Exercise:
Leave out all pictures. Return exactly the lines from the top of the material through the line containing "0.93, 1.0, 1.0]".

Dataset extract:
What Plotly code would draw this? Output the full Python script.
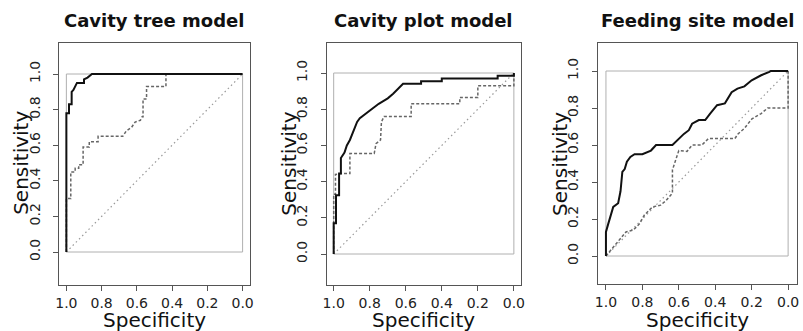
import plotly.graph_objects as go

# ---------------- data ----------------
titles = ["Cavity tree model", "Cavity plot model", "Feeding site model"]
tick_vals = [0.0, 0.2, 0.4, 0.6, 0.8, 1.0]
tick_text = ["0.0", "0.2", "0.4", "0.6", "0.8", "1.0"]
x_title = "Specificity"
y_title = "Sensitivity"

# Cavity tree model
tree_solid_spec = [1.0, 1.0, 0.985, 0.985, 0.97, 0.97, 0.96, 0.955, 0.94, 0.90, 0.90, 0.88, 0.87, 0.855, 0.0]
tree_solid_sens = [0.0, 0.78, 0.78, 0.83, 0.83, 0.90, 0.91, 0.92, 0.95, 0.95, 0.97, 0.98, 0.99, 1.0, 1.0]
tree_dash_spec = [1.0, 1.0, 0.975, 0.975, 0.95, 0.95, 0.93, 0.93, 0.905, 0.905, 0.87, 0.87, 0.82, 0.82,
                  0.68, 0.66, 0.63, 0.61, 0.58, 0.57, 0.565, 0.565, 0.545, 0.545, 0.435, 0.435, 0.0]
tree_dash_sens = [0.0, 0.30, 0.30, 0.45, 0.45, 0.47, 0.47, 0.49, 0.49, 0.59, 0.59, 0.62, 0.62, 0.65,
                  0.65, 0.68, 0.70, 0.73, 0.74, 0.76, 0.76, 0.86, 0.86, 0.93, 0.93, 1.0, 1.0]

# Cavity plot model
plot_solid_spec = [1.0, 1.0, 0.987, 0.987, 0.97, 0.97, 0.96, 0.96, 0.94, 0.927, 0.91, 0.895, 0.88, 0.87,
                   0.855, 0.83, 0.80, 0.75, 0.725, 0.70, 0.67, 0.64, 0.615, 0.515, 0.515, 0.40, 0.40,
                   0.09, 0.09, 0.0, 0.0]
plot_solid_sens = [0.0, 0.17, 0.17, 0.325, 0.325, 0.445, 0.445, 0.53, 0.56, 0.60, 0.63, 0.665, 0.70, 0.73,
                   0.75, 0.77, 0.795, 0.83, 0.845, 0.86, 0.885, 0.915, 0.94, 0.94, 0.955, 0.955, 0.97,
                   0.97, 0.985, 0.985, 1.0]
plot_dash_spec = [1.0, 1.0, 0.99, 0.99, 0.955, 0.91, 0.91, 0.775, 0.765, 0.74, 0.735, 0.72, 0.57, 0.57,
                  0.30, 0.30, 0.20, 0.20, 0.0, 0.0]
plot_dash_sens = [0.0, 0.33, 0.33, 0.44, 0.445, 0.445, 0.555, 0.555, 0.61, 0.63, 0.73, 0.76, 0.76, 0.83,
                  0.83, 0.865, 0.865, 0.93, 0.93, 1.0]

# Feeding site model
feed_solid_spec = [1.0, 1.0, 0.987, 0.975, 0.96, 0.933, 0.92, 0.91, 0.897, 0.885, 0.866, 0.843, 0.80,
                   0.753, 0.725, 0.635, 0.60, 0.572, 0.545, 0.527, 0.49, 0.455, 0.428, 0.39, 0.347,
                   0.31, 0.278, 0.24, 0.20, 0.148, 0.103, 0.095, 0.0]
feed_solid_sens = [0.0, 0.13, 0.175, 0.22, 0.265, 0.285, 0.35, 0.455, 0.47, 0.51, 0.535, 0.55, 0.55,
                   0.57, 0.60, 0.60, 0.635, 0.66, 0.68, 0.715, 0.735, 0.735, 0.77, 0.815, 0.825,
                   0.885, 0.905, 0.917, 0.95, 0.977, 0.995, 1.0, 1.0]
feed_dash_spec = [1.0, 0.89, 0.85, 0.815, 0.79, 0.745, 0.70, 0.67, 0.635, 0.635, 0.615, 0.60, 0.555,
                  0.527, 0.473, 0.437, 0.292, 0.275, 0.24, 0.20, 0.148, 0.112, 0.0, 0.0]
feed_dash_sens = [0.0, 0.13, 0.14, 0.175, 0.22, 0.265, 0.275, 0.30, 0.34, 0.465, 0.525, 0.57, 0.565,
                  0.60, 0.60, 0.635, 0.635, 0.66, 0.69, 0.74, 0.77, 0.80, 0.80, 1.0]

ref_spec = [1.0, 0.0]
ref_sens = [0.0, 1.0]
box_spec = [1.0, 0.0, 0.0, 1.0, 1.0]
box_sens = [0.0, 0.0, 1.0, 1.0, 0.0]

panels = [
    (tree_solid_spec, tree_solid_sens, tree_dash_spec, tree_dash_sens),
    (plot_solid_spec, plot_solid_sens, plot_dash_spec, plot_dash_sens),
    (feed_solid_spec, feed_solid_sens, feed_dash_spec, feed_dash_sens),
]

# ---------------- layout geometry (pixels) ----------------
W, H = 803, 331
# frame L, R, T, B ; x(1.0) px, x(0.0) px ; y(1.0) px, y(0.0) px
geom = [
    (56, 248, 43, 285, 63, 241, 74, 252),
    (326, 522, 43, 285, 333, 515, 73, 254),
    (600, 801, 43, 284, 608, 792, 71, 256),
]

FONT = "DejaVu Sans"
FRAME = "#555555"
fig = go.Figure()
layout = dict(
    width=W, height=H, margin=dict(l=0, r=0, t=0, b=0),
    paper_bgcolor="white", plot_bgcolor="white", showlegend=False,
    font=dict(family=FONT, size=14, color="#222222"),
)
annotations = []

for i, (g, data) in enumerate(zip(geom, panels)):
    L, R, T, B, a, b, c, d = g
    sx, sy, dx, dy = data
    xa = "xaxis" if i == 0 else f"xaxis{i+1}"
    ya = "yaxis" if i == 0 else f"yaxis{i+1}"
    xr = "x" if i == 0 else f"x{i+1}"
    yr = "y" if i == 0 else f"y{i+1}"
    ux = b - a
    uy = d - c
    xrange = [1 + (a - L) / ux, -(R - b) / ux]
    yrange = [-(B - d) / uy, 1 + (c - T) / uy]
    common = dict(showgrid=False, zeroline=False, showline=True, mirror=True,
                  linecolor=FRAME, linewidth=1, ticks="outside", ticklen=5,
                  tickcolor=FRAME, tickwidth=1, tickvals=tick_vals, ticktext=tick_text,
                  tickfont=dict(family=FONT, size=14, color="#222222"), fixedrange=True)
    layout[xa] = dict(common, domain=[L / W, R / W], range=xrange, anchor=yr,
                      ticklabelstandoff=0)
    layout[ya] = dict(common, domain=[1 - B / H, 1 - T / H], range=yrange, anchor=xr,
                      tickangle=-90, ticklabelstandoff=8)

    fig.add_trace(go.Scatter(x=box_spec, y=box_sens, mode="lines", xaxis=xr, yaxis=yr,
                             line=dict(color="#b0b0b0", width=1), hoverinfo="skip"))
    fig.add_trace(go.Scatter(x=ref_spec, y=ref_sens, mode="lines", xaxis=xr, yaxis=yr,
                             line=dict(color="#9a9a9a", width=1.2, dash="1.5px,3px"), hoverinfo="skip"))
    fig.add_trace(go.Scatter(x=dx, y=dy, mode="lines", xaxis=xr, yaxis=yr,
                             line=dict(color="#666666", width=1.5, dash="3px,2px")))
    fig.add_trace(go.Scatter(x=sx, y=sy, mode="lines", xaxis=xr, yaxis=yr,
                             line=dict(color="#111111", width=2)))

    cx = (L + R) / 2 / W
    annotations.append(dict(text=f"<b>{titles[i]}</b>", x=cx, y=1 - 20 / H, xref="paper", yref="paper",
                            xanchor="center", yanchor="middle", showarrow=False,
                            font=dict(family=FONT, size=18, color="#111111")))
    annotations.append(dict(text=x_title, x=(a + b) / 2 / W, y=1 - 320 / H, xref="paper", yref="paper",
                            xanchor="center", yanchor="middle", showarrow=False,
                            font=dict(family=FONT, size=20, color="#111111")))
    annotations.append(dict(text=y_title, x=(L - 39) / W, y=1 - (c + d) / 2 / H, xref="paper",
                            yref="paper", xanchor="center", yanchor="middle", showarrow=False,
                            textangle=-90, font=dict(family=FONT, size=20, color="#111111")))

layout["annotations"] = annotations
fig.update_layout(**layout)
fig.write_html("out.html")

Solution to this task:
What Plotly code would draw this? Output the full Python script.
import plotly.graph_objects as go

# ---------------- data ----------------
titles = ["Cavity tree model", "Cavity plot model", "Feeding site model"]
tick_vals = [0.0, 0.2, 0.4, 0.6, 0.8, 1.0]
tick_text = ["0.0", "0.2", "0.4", "0.6", "0.8", "1.0"]
x_title = "Specificity"
y_title = "Sensitivity"

# Cavity tree model
tree_solid_spec = [1.0, 1.0, 0.985, 0.985, 0.97, 0.97, 0.96, 0.955, 0.94, 0.90, 0.90, 0.88, 0.87, 0.855, 0.0]
tree_solid_sens = [0.0, 0.78, 0.78, 0.83, 0.83, 0.90, 0.91, 0.92, 0.95, 0.95, 0.97, 0.98, 0.99, 1.0, 1.0]
tree_dash_spec = [1.0, 1.0, 0.975, 0.975, 0.95, 0.95, 0.93, 0.93, 0.905, 0.905, 0.87, 0.87, 0.82, 0.82,
                  0.68, 0.66, 0.63, 0.61, 0.58, 0.57, 0.565, 0.565, 0.545, 0.545, 0.435, 0.435, 0.0]
tree_dash_sens = [0.0, 0.30, 0.30, 0.45, 0.45, 0.47, 0.47, 0.49, 0.49, 0.59, 0.59, 0.62, 0.62, 0.65,
                  0.65, 0.68, 0.70, 0.73, 0.74, 0.76, 0.76, 0.86, 0.86, 0.93, 0.93, 1.0, 1.0]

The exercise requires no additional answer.